Entries with chart source code:
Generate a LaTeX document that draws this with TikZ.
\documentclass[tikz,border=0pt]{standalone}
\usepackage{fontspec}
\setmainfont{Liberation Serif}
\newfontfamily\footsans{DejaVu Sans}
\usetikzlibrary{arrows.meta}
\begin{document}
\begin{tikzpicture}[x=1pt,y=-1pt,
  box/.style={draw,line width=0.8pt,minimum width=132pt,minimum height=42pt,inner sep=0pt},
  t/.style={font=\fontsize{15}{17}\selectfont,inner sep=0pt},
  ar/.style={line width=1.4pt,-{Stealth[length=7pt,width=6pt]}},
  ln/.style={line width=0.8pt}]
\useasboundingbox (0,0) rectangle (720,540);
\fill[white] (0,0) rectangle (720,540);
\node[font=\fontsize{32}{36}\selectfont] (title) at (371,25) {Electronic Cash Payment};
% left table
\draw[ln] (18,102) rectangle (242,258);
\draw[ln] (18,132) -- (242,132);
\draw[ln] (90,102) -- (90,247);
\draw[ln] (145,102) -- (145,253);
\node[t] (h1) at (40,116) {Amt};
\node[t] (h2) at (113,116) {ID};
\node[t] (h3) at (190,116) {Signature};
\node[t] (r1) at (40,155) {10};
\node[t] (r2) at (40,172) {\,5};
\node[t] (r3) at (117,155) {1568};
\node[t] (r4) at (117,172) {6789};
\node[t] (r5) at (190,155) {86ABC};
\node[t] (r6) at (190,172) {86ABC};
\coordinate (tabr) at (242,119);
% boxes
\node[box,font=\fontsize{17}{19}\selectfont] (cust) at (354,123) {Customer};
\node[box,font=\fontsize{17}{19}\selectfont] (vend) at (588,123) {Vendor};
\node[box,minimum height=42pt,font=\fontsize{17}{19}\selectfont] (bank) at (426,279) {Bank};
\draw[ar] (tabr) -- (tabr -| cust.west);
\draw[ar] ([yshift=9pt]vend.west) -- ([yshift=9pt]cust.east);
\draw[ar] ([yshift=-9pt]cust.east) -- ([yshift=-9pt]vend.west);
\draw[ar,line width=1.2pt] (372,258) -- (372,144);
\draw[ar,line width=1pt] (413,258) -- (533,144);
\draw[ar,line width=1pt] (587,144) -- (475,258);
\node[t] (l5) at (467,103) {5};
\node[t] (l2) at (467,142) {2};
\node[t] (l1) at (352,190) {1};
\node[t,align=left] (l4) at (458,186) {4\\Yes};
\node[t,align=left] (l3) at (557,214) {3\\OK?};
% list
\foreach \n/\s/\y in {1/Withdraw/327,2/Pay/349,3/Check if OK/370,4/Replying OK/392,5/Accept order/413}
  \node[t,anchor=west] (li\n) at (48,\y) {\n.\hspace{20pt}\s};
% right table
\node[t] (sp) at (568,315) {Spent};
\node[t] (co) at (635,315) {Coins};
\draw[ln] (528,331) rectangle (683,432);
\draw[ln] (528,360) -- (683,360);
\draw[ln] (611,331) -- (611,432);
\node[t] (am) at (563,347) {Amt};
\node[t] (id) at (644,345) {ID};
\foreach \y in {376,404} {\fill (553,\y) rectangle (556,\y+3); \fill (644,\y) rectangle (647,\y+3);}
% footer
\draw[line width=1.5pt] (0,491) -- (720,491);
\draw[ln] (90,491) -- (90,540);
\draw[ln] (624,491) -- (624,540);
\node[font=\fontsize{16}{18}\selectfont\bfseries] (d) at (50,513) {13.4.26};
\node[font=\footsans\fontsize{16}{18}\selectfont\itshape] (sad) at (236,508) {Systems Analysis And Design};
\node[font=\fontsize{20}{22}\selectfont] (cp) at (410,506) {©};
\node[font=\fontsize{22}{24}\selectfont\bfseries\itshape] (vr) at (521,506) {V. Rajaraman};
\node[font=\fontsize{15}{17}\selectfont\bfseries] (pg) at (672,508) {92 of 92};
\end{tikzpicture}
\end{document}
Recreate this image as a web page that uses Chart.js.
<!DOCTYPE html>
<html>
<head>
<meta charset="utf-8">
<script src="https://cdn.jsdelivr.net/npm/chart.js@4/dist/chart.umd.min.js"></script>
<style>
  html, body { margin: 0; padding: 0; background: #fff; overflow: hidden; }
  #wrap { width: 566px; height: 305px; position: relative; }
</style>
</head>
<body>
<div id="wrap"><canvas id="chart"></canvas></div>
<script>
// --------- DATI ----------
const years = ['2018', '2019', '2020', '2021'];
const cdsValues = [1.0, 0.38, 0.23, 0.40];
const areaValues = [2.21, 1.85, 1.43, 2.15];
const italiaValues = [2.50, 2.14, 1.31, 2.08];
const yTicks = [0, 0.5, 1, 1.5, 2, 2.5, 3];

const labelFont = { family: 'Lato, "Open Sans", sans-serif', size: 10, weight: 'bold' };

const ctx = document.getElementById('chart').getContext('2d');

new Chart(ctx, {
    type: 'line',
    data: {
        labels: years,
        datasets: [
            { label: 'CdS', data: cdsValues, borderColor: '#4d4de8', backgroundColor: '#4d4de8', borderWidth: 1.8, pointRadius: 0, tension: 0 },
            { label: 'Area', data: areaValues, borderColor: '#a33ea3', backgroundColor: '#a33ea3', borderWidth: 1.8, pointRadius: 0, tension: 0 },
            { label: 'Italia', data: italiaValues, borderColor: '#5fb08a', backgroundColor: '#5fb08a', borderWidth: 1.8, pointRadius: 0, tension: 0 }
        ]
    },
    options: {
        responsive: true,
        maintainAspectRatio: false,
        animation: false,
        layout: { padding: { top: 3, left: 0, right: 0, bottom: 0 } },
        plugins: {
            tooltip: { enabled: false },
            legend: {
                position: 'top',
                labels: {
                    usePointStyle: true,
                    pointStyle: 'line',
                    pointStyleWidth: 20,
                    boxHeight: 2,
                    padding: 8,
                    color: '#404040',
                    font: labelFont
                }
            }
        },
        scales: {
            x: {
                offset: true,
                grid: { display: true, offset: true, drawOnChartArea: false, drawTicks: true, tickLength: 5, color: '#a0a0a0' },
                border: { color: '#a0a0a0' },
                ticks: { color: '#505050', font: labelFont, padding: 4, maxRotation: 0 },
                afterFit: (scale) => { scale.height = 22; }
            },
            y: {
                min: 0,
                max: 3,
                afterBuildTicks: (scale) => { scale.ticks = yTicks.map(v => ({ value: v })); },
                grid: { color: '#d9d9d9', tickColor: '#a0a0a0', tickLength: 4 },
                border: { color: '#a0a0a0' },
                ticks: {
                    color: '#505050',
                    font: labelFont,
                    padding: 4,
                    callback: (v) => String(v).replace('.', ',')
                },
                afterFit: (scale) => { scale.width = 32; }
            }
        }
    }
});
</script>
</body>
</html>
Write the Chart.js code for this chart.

What you have to do: Repeat the entries above exactly, leaving nothing out.

Result of this exercise:
Generate a LaTeX document that draws this with TikZ.
\documentclass[tikz,border=0pt]{standalone}
\usepackage{fontspec}
\setmainfont{Liberation Serif}
\newfontfamily\footsans{DejaVu Sans}
\usetikzlibrary{arrows.meta}
\begin{document}
\begin{tikzpicture}[x=1pt,y=-1pt,
  box/.style={draw,line width=0.8pt,minimum width=132pt,minimum height=42pt,inner sep=0pt},
  t/.style={font=\fontsize{15}{17}\selectfont,inner sep=0pt},
  ar/.style={line width=1.4pt,-{Stealth[length=7pt,width=6pt]}},
  ln/.style={line width=0.8pt}]
\useasboundingbox (0,0) rectangle (720,540);
\fill[white] (0,0) rectangle (720,540);
\node[font=\fontsize{32}{36}\selectfont] (title) at (371,25) {Electronic Cash Payment};
% left table
\draw[ln] (18,102) rectangle (242,258);
\draw[ln] (18,132) -- (242,132);
\draw[ln] (90,102) -- (90,247);
\draw[ln] (145,102) -- (145,253);
\node[t] (h1) at (40,116) {Amt};
\node[t] (h2) at (113,116) {ID};
\node[t] (h3) at (190,116) {Signature};
\node[t] (r1) at (40,155) {10};
\node[t] (r2) at (40,172) {\,5};
\node[t] (r3) at (117,155) {1568};
\node[t] (r4) at (117,172) {6789};
\node[t] (r5) at (190,155) {86ABC};
\node[t] (r6) at (190,172) {86ABC};
\coordinate (tabr) at (242,119);
% boxes
\node[box,font=\fontsize{17}{19}\selectfont] (cust) at (354,123) {Customer};
\node[box,font=\fontsize{17}{19}\selectfont] (vend) at (588,123) {Vendor};
\node[box,minimum height=42pt,font=\fontsize{17}{19}\selectfont] (bank) at (426,279) {Bank};
\draw[ar] (tabr) -- (tabr -| cust.west);
\draw[ar] ([yshift=9pt]vend.west) -- ([yshift=9pt]cust.east);
\draw[ar] ([yshift=-9pt]cust.east) -- ([yshift=-9pt]vend.west);
\draw[ar,line width=1.2pt] (372,258) -- (372,144);
\draw[ar,line width=1pt] (413,258) -- (533,144);
\draw[ar,line width=1pt] (587,144) -- (475,258);
\node[t] (l5) at (467,103) {5};
\node[t] (l2) at (467,142) {2};
\node[t] (l1) at (352,190) {1};
\node[t,align=left] (l4) at (458,186) {4\\Yes};
\node[t,align=left] (l3) at (557,214) {3\\OK?};
% list
\foreach \n/\s/\y in {1/Withdraw/327,2/Pay/349,3/Check if OK/370,4/Replying OK/392,5/Accept order/413}
  \node[t,anchor=west] (li\n) at (48,\y) {\n.\hspace{20pt}\s};
% right table
\node[t] (sp) at (568,315) {Spent};
\node[t] (co) at (635,315) {Coins};
\draw[ln] (528,331) rectangle (683,432);
\draw[ln] (528,360) -- (683,360);
\draw[ln] (611,331) -- (611,432);
\node[t] (am) at (563,347) {Amt};
\node[t] (id) at (644,345) {ID};
\foreach \y in {376,404} {\fill (553,\y) rectangle (556,\y+3); \fill (644,\y) rectangle (647,\y+3);}
% footer
\draw[line width=1.5pt] (0,491) -- (720,491);
\draw[ln] (90,491) -- (90,540);
\draw[ln] (624,491) -- (624,540);
\node[font=\fontsize{16}{18}\selectfont\bfseries] (d) at (50,513) {13.4.26};
\node[font=\footsans\fontsize{16}{18}\selectfont\itshape] (sad) at (236,508) {Systems Analysis And Design};
\node[font=\fontsize{20}{22}\selectfont] (cp) at (410,506) {©};
\node[font=\fontsize{22}{24}\selectfont\bfseries\itshape] (vr) at (521,506) {V. Rajaraman};
\node[font=\fontsize{15}{17}\selectfont\bfseries] (pg) at (672,508) {92 of 92};
\end{tikzpicture}
\end{document}
Recreate this image as a web page that uses Chart.js.
<!DOCTYPE html>
<html>
<head>
<meta charset="utf-8">
<script src="https://cdn.jsdelivr.net/npm/chart.js@4/dist/chart.umd.min.js"></script>
<style>
  html, body { margin: 0; padding: 0; background: #fff; overflow: hidden; }
  #wrap { width: 566px; height: 305px; position: relative; }
</style>
</head>
<body>
<div id="wrap"><canvas id="chart"></canvas></div>
<script>
// --------- DATI ----------
const years = ['2018', '2019', '2020', '2021'];
const cdsValues = [1.0, 0.38, 0.23, 0.40];
const areaValues = [2.21, 1.85, 1.43, 2.15];
const italiaValues = [2.50, 2.14, 1.31, 2.08];
const yTicks = [0, 0.5, 1, 1.5, 2, 2.5, 3];

const labelFont = { family: 'Lato, "Open Sans", sans-serif', size: 10, weight: 'bold' };

const ctx = document.getElementById('chart').getContext('2d');

new Chart(ctx, {
    type: 'line',
    data: {
        labels: years,
        datasets: [
            { label: 'CdS', data: cdsValues, borderColor: '#4d4de8', backgroundColor: '#4d4de8', borderWidth: 1.8, pointRadius: 0, tension: 0 },
            { label: 'Area', data: areaValues, borderColor: '#a33ea3', backgroundColor: '#a33ea3', borderWidth: 1.8, pointRadius: 0, tension: 0 },
            { label: 'Italia', data: italiaValues, borderColor: '#5fb08a', backgroundColor: '#5fb08a', borderWidth: 1.8, pointRadius: 0, tension: 0 }
        ]
    },
    options: {
        responsive: true,
        maintainAspectRatio: false,
        animation: false,
        layout: { padding: { top: 3, left: 0, right: 0, bottom: 0 } },
        plugins: {
            tooltip: { enabled: false },
            legend: {
                position: 'top',
                labels: {
                    usePointStyle: true,
                    pointStyle: 'line',
                    pointStyleWidth: 20,
                    boxHeight: 2,
                    padding: 8,
                    color: '#404040',
                    font: labelFont
                }
            }
        },
        scales: {
            x: {
                offset: true,
                grid: { display: true, offset: true, drawOnChartArea: false, drawTicks: true, tickLength: 5, color: '#a0a0a0' },
                border: { color: '#a0a0a0' },
                ticks: { color: '#505050', font: labelFont, padding: 4, maxRotation: 0 },
                afterFit: (scale) => { scale.height = 22; }
            },
            y: {
                min: 0,
                max: 3,
                afterBuildTicks: (scale) => { scale.ticks = yTicks.map(v => ({ value: v })); },
                grid: { color: '#d9d9d9', tickColor: '#a0a0a0', tickLength: 4 },
                border: { color: '#a0a0a0' },
                ticks: {
                    color: '#505050',
                    font: labelFont,
                    padding: 4,
                    callback: (v) => String(v).replace('.', ',')
                },
                afterFit: (scale) => { scale.width = 32; }
            }
        }
    }
});
</script>
</body>
</html>
Write the Chart.js code for this chart.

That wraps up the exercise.